Show that the equation \( x^{2}+(k-2) x-k=0 \) has real roots for all real values of \( k \text {. } \)

To determine whether the equation \( x^{2}+(k-2) x-k=0 \) has real roots for all real values of \( k \), we need to analyze the discriminant of the quadratic equation. The general form of a quadratic equation is given by: \[ ax^2 + bx + c = 0 \] where \( a = 1 \), \( b = k - 2 \), and \( c = -k \) in our case. The discriminant \( D \) of a quadratic equation is calculated using the formula: \[ D = b^2 - 4ac \] Substituting the values of \( a \), \( b \), and \( c \): \[ D = (k - 2)^2 - 4(1)(-k) \] Now, let's simplify this expression step by step: 1. Calculate \( (k - 2)^2 \): \[ (k - 2)^2 = k^2 - 4k + 4 \] 2. Calculate \( -4(1)(-k) \): \[ -4(1)(-k) = 4k \] 3. Combine these results to find \( D \): \[ D = k^2 - 4k + 4 + 4k \] \[ D = k^2 + 4 \] Now, we observe that \( D = k^2 + 4 \).

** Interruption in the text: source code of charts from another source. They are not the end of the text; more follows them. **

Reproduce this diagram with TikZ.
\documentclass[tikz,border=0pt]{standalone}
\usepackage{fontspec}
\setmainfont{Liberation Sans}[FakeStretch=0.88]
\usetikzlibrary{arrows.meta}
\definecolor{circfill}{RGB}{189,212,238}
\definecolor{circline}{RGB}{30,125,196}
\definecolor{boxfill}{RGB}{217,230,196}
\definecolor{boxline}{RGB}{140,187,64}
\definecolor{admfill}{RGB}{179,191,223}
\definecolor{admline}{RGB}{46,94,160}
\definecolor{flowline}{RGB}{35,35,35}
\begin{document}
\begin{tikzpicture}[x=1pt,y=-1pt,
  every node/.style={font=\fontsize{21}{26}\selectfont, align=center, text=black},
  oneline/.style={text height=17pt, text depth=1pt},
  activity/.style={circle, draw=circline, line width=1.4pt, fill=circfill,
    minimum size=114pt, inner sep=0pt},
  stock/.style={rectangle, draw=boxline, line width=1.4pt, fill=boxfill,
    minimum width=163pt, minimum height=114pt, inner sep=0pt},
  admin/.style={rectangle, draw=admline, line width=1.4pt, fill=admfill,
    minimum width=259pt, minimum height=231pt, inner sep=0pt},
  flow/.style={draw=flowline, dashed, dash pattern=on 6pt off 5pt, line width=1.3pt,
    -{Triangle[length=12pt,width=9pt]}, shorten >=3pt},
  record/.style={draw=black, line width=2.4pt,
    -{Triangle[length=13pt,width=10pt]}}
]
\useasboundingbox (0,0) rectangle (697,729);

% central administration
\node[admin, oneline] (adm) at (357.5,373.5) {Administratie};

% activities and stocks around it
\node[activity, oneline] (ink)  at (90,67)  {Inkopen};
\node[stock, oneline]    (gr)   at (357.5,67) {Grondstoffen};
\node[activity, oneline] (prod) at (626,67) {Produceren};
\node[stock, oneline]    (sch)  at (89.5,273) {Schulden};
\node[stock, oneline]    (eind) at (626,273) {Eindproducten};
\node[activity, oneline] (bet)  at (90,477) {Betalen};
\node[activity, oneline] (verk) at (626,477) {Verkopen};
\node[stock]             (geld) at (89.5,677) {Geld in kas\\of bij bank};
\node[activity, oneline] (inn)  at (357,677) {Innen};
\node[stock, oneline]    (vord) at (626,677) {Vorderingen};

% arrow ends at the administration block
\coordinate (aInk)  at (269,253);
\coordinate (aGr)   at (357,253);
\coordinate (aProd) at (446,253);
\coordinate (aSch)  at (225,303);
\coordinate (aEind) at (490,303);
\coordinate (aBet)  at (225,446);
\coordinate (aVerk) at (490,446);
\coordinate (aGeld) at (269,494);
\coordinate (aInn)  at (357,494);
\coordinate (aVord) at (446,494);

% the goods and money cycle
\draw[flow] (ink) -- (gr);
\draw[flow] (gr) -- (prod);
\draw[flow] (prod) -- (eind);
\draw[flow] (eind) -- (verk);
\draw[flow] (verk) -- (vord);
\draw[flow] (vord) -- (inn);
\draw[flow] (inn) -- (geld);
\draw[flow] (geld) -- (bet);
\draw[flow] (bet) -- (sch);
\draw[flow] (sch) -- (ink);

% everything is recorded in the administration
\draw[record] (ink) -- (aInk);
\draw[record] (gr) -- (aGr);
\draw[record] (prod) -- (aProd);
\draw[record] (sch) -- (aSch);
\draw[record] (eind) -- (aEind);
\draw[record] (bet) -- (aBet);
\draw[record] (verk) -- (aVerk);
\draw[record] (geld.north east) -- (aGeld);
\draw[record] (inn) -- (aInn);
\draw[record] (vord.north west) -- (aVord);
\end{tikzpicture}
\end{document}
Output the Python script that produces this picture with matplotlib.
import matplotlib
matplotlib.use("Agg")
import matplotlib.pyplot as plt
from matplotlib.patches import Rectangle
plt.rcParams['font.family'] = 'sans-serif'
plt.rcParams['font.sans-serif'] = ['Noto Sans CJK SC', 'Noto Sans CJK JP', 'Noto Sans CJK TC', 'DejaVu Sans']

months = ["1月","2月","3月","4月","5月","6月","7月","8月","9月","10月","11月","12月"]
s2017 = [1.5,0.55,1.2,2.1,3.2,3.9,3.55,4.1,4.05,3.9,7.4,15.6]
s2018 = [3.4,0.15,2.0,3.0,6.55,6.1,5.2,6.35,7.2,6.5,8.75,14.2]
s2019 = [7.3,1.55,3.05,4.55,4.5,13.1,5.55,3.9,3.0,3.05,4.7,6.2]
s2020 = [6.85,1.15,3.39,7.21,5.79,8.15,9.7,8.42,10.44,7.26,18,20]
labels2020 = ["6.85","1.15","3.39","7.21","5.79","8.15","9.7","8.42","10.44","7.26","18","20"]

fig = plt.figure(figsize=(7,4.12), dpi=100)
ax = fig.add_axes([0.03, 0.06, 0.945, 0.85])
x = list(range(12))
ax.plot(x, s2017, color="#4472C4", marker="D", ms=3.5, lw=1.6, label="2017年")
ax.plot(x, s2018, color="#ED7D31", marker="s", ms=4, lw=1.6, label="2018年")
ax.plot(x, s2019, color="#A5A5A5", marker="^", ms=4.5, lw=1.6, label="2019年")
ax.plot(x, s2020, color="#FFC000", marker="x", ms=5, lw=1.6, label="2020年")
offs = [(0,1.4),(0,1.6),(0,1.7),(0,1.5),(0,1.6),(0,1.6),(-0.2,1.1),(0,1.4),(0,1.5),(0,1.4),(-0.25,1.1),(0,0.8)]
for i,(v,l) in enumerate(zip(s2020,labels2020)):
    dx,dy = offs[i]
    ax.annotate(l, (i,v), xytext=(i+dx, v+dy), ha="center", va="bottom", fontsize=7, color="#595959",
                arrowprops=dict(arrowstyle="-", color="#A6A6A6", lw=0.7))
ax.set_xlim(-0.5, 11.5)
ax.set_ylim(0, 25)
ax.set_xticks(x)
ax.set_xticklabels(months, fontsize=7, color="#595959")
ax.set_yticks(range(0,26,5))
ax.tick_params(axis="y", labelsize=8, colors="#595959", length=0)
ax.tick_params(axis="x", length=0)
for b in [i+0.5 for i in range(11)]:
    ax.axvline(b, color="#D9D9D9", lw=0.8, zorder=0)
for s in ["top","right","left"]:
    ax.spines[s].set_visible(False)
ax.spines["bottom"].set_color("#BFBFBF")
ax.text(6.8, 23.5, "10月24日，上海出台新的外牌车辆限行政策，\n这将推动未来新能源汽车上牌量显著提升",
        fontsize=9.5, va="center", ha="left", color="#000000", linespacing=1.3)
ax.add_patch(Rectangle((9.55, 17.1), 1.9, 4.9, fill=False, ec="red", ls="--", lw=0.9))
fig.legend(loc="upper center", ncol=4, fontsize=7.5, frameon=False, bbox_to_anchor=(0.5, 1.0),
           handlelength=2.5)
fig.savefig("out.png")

Since \( k^2 \) is always non-negative for all real values of \( k \) (i.e., \( k^2 \geq 0 \)), it follows that: \[ D \geq 4 \] This means that the discriminant \( D \) is always greater than or equal to 4, which is a positive number. Since the discriminant is positive, the quadratic equation \( x^{2}+(k-2) x-k=0 \) has two distinct real roots for all real values of \( k \). Thus, we have shown that the equation has real roots for all real values of \( k \).